◆ Your task:
Restate all the material verbatim, except for the pictures.

◆ Given information:
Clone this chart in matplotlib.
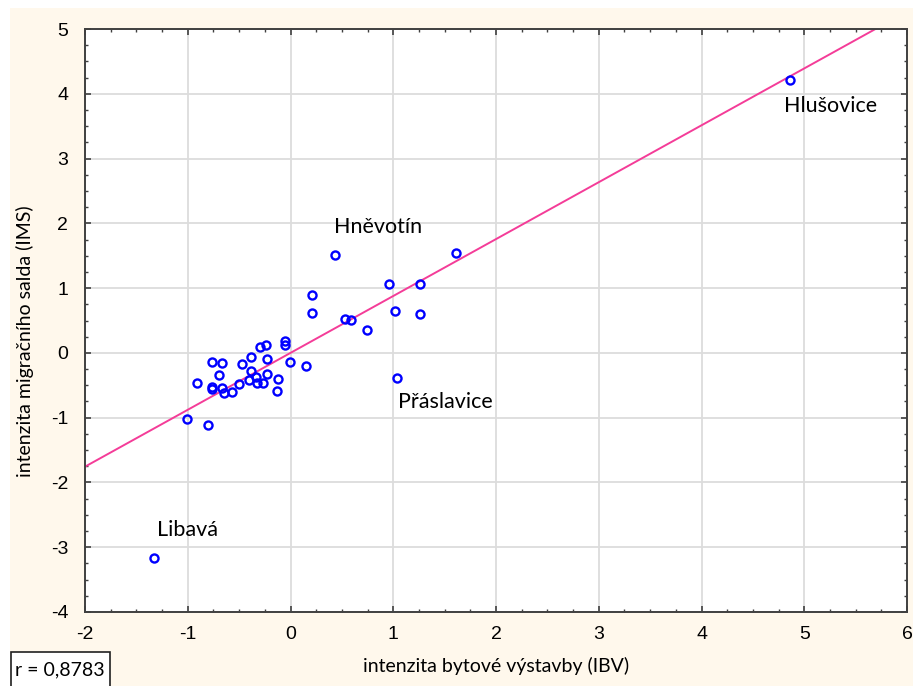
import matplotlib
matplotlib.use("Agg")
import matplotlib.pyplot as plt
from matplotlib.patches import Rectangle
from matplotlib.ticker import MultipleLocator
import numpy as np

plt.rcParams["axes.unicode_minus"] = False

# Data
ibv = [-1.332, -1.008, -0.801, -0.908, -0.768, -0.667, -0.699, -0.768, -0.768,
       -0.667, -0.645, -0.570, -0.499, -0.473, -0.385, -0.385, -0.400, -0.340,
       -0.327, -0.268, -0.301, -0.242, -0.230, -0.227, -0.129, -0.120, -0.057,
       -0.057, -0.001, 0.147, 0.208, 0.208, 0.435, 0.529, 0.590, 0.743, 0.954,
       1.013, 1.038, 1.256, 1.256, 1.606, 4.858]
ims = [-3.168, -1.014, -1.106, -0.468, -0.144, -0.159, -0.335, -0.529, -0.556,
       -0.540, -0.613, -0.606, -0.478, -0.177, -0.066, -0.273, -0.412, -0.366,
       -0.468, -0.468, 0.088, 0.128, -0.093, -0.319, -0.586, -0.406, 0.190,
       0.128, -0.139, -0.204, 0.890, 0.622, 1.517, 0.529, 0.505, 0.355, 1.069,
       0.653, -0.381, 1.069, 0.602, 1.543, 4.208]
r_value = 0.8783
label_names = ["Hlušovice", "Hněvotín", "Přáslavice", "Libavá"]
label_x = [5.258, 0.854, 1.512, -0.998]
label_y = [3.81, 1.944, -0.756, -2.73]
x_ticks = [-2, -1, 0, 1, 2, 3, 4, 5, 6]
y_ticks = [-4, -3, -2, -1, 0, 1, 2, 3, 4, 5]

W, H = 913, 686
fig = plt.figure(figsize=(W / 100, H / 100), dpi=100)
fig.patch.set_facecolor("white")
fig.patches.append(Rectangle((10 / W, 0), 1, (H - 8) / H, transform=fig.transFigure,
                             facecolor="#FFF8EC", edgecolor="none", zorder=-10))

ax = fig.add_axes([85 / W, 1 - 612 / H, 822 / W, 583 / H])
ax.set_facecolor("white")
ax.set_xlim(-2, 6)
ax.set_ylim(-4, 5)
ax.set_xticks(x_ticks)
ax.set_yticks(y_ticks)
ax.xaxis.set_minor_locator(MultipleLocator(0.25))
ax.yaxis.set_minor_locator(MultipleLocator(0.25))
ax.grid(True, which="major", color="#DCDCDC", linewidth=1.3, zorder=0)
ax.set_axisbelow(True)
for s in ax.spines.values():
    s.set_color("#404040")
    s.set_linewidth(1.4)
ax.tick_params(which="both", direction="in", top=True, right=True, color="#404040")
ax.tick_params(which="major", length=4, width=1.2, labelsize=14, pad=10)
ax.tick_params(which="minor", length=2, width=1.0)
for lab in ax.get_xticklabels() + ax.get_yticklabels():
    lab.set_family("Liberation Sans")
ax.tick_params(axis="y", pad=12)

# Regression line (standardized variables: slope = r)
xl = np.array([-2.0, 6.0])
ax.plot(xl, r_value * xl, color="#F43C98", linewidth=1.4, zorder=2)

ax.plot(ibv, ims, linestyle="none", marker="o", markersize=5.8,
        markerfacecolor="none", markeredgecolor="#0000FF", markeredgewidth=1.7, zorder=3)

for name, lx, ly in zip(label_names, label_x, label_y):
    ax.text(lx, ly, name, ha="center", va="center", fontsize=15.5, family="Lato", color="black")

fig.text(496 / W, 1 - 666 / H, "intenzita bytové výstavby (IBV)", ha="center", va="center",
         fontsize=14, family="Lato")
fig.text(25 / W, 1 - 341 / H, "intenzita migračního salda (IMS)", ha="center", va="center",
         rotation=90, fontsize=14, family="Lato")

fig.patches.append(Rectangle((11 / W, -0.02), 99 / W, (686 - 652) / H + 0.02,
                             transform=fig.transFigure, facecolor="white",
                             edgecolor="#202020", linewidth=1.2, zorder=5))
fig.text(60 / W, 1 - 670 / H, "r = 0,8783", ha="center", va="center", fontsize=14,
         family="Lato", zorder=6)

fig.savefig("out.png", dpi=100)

◆ Result of the task:
Clone this chart in matplotlib.
import matplotlib
matplotlib.use("Agg")
import matplotlib.pyplot as plt
from matplotlib.patches import Rectangle
from matplotlib.ticker import MultipleLocator
import numpy as np

plt.rcParams["axes.unicode_minus"] = False

# Data
ibv = [-1.332, -1.008, -0.801, -0.908, -0.768, -0.667, -0.699, -0.768, -0.768,
       -0.667, -0.645, -0.570, -0.499, -0.473, -0.385, -0.385, -0.400, -0.340,
       -0.327, -0.268, -0.301, -0.242, -0.230, -0.227, -0.129, -0.120, -0.057,
       -0.057, -0.001, 0.147, 0.208, 0.208, 0.435, 0.529, 0.590, 0.743, 0.954,
       1.013, 1.038, 1.256, 1.256, 1.606, 4.858]
ims = [-3.168, -1.014, -1.106, -0.468, -0.144, -0.159, -0.335, -0.529, -0.556,
       -0.540, -0.613, -0.606, -0.478, -0.177, -0.066, -0.273, -0.412, -0.366,
       -0.468, -0.468, 0.088, 0.128, -0.093, -0.319, -0.586, -0.406, 0.190,
       0.128, -0.139, -0.204, 0.890, 0.622, 1.517, 0.529, 0.505, 0.355, 1.069,
       0.653, -0.381, 1.069, 0.602, 1.543, 4.208]
r_value = 0.8783
label_names = ["Hlušovice", "Hněvotín", "Přáslavice", "Libavá"]
label_x = [5.258, 0.854, 1.512, -0.998]
label_y = [3.81, 1.944, -0.756, -2.73]
x_ticks = [-2, -1, 0, 1, 2, 3, 4, 5, 6]
y_ticks = [-4, -3, -2, -1, 0, 1, 2, 3, 4, 5]

W, H = 913, 686
fig = plt.figure(figsize=(W / 100, H / 100), dpi=100)
fig.patch.set_facecolor("white")
fig.patches.append(Rectangle((10 / W, 0), 1, (H - 8) / H, transform=fig.transFigure,
                             facecolor="#FFF8EC", edgecolor="none", zorder=-10))

ax = fig.add_axes([85 / W, 1 - 612 / H, 822 / W, 583 / H])
ax.set_facecolor("white")
ax.set_xlim(-2, 6)
ax.set_ylim(-4, 5)
ax.set_xticks(x_ticks)
ax.set_yticks(y_ticks)
ax.xaxis.set_minor_locator(MultipleLocator(0.25))
ax.yaxis.set_minor_locator(MultipleLocator(0.25))
ax.grid(True, which="major", color="#DCDCDC", linewidth=1.3, zorder=0)
ax.set_axisbelow(True)
for s in ax.spines.values():
    s.set_color("#404040")
    s.set_linewidth(1.4)
ax.tick_params(which="both", direction="in", top=True, right=True, color="#404040")
ax.tick_params(which="major", length=4, width=1.2, labelsize=14, pad=10)
ax.tick_params(which="minor", length=2, width=1.0)
for lab in ax.get_xticklabels() + ax.get_yticklabels():
    lab.set_family("Liberation Sans")
ax.tick_params(axis="y", pad=12)

# Regression line (standardized variables: slope = r)
xl = np.array([-2.0, 6.0])
ax.plot(xl, r_value * xl, color="#F43C98", linewidth=1.4, zorder=2)

ax.plot(ibv, ims, linestyle="none", marker="o", markersize=5.8,
        markerfacecolor="none", markeredgecolor="#0000FF", markeredgewidth=1.7, zorder=3)

for name, lx, ly in zip(label_names, label_x, label_y):
    ax.text(lx, ly, name, ha="center", va="center", fontsize=15.5, family="Lato", color="black")

fig.text(496 / W, 1 - 666 / H, "intenzita bytové výstavby (IBV)", ha="center", va="center",
         fontsize=14, family="Lato")
fig.text(25 / W, 1 - 341 / H, "intenzita migračního salda (IMS)", ha="center", va="center",
         rotation=90, fontsize=14, family="Lato")

fig.patches.append(Rectangle((11 / W, -0.02), 99 / W, (686 - 652) / H + 0.02,
                             transform=fig.transFigure, facecolor="white",
                             edgecolor="#202020", linewidth=1.2, zorder=5))
fig.text(60 / W, 1 - 670 / H, "r = 0,8783", ha="center", va="center", fontsize=14,
         family="Lato", zorder=6)

fig.savefig("out.png", dpi=100)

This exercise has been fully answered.